Куда более странным было то, что радостнее всех швырял себя в пучину и плавал классик Днестров. Они остались втроём. Он, Таня и Артосов. Бросались в воду, заплывали чуть подальше от берега и предоставляли волнам играть ими. И каждая такая игра завершалась выбрасыванием на песчаный берег, на котором такое блаженство было упасть, полежать минуты две-три, снова вскочить и снова бежать в океан.

Таня была в закрытом чёрном купальнике, и это сильно волновало Артосова. Он с детства обожал видеть девушек и женщин в закрытых купальниках. Они казались ему в сто раз обворожительнее, чем те, которые в открытых.

— Красавица моя! — шептал он, любуясь издали стройной, но отнюдь не тощей, как сейчас модно, фигурой Тани.

— Как он помолодел, это просто удивительно! — восхищалась Таня преображением, произошедшим с Днестровым. — Чем это объяснить?

— Вероятно, его личная трясучка наложилась на волнение океана, и получилось эдакое равновесие.

— Точно!

Их то расшвыривало по сторонам, и каждый искал взглядом в полутьме других, а то вдруг соединяло всех троих, и они оказывались лежащими на песке рядышком.

— Предлагаю создать поэтическое сообщество «Хитрая дура», — резвился Днестров. — Я и вас двое. Отменное название. Сейчас перестали создавать небольшие поэтические группы. Трёх человек вполне достаточно. Старый мэтр, молодой мэтр и начинающая поэтесса-красавица. Принимаете?

— Лучше назовём наше общество «Свободу Шаримбе!» — смеялась Таня.

И так они купались целых два часа. Так что даже Цекавый обеспокоился и, выйдя на берег, звал Днестрова:

— Алексей Аскольдович!

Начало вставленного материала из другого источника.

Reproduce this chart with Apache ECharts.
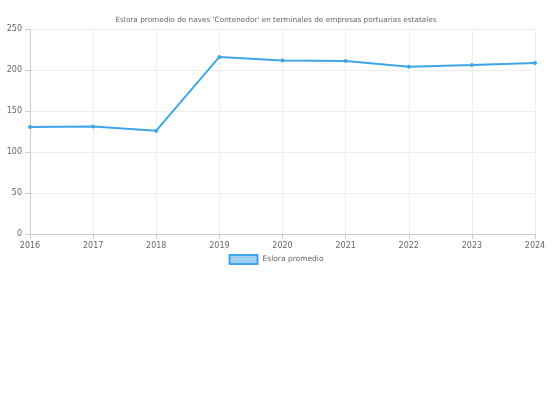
<!DOCTYPE html>
<html><head><meta charset="utf-8">
<script src="https://cdn.jsdelivr.net/npm/echarts@6/dist/echarts.min.js"></script>
<style>html,body{margin:0;padding:0;background:#fff}#c{width:552px;height:414px}</style>
</head><body><div id="c"></div>
<script>
var categories=['2016','2017','2018','2019','2020','2021','2022','2023','2024'];
var values=[130.5,131,126,216,211.5,211,204,206,208.5];
var yTicks=[0,50,100,150,200,250];
var chart=echarts.init(document.getElementById('c'));
chart.setOption({
  animation:false,
  textStyle:{fontFamily:'DejaVu Sans'},
  title:{text:"Eslora promedio de naves 'Contenedor' en terminales de empresas portuarias estatales",left:'center',top:12,textStyle:{fontSize:7.3,fontWeight:'normal',color:'#666'}},
  legend:{bottom:144,itemWidth:28,itemHeight:9,textStyle:{fontSize:7.5,color:'#666'},data:[{name:'Eslora promedio',icon:'rect',itemStyle:{color:'#9fd0f3',borderColor:'#3ea6e6',borderWidth:2}}]},
  grid:{left:30,right:17,top:29,bottom:180},
  xAxis:{type:'category',data:categories,boundaryGap:false,axisLine:{lineStyle:{color:'#ccc'}},axisTick:{lineStyle:{color:'#ccc'}},axisLabel:{fontSize:8,color:'#666'},splitLine:{show:true,lineStyle:{color:'#eee'}}},
  yAxis:{type:'value',min:yTicks[0],max:yTicks[yTicks.length-1],interval:50,axisLine:{show:true,lineStyle:{color:'#ccc'}},axisTick:{show:true,lineStyle:{color:'#ccc'}},axisLabel:{fontSize:8,color:'#666'},splitLine:{lineStyle:{color:'#eee'}}},
  series:[{name:'Eslora promedio',type:'line',data:values,symbol:'circle',symbolSize:4,lineStyle:{width:2,color:'#3ea6e6'},itemStyle:{color:'#3ea6e6'}}]
});
</script></body></html>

Вам врачи вообще запретили плавать!

— Если врачи что-то запрещают поэту, он должен поступать с точностью наоборот! — кричал в ответ классик.

Когда они решили, наконец, что вечно барахтаться в Индийском океане невозможно, оказалось, что уже час ночи, что в борьбе со стихией все трое незаметно выбились из сил, и что каждому хочется одного — добраться до постели и рухнуть.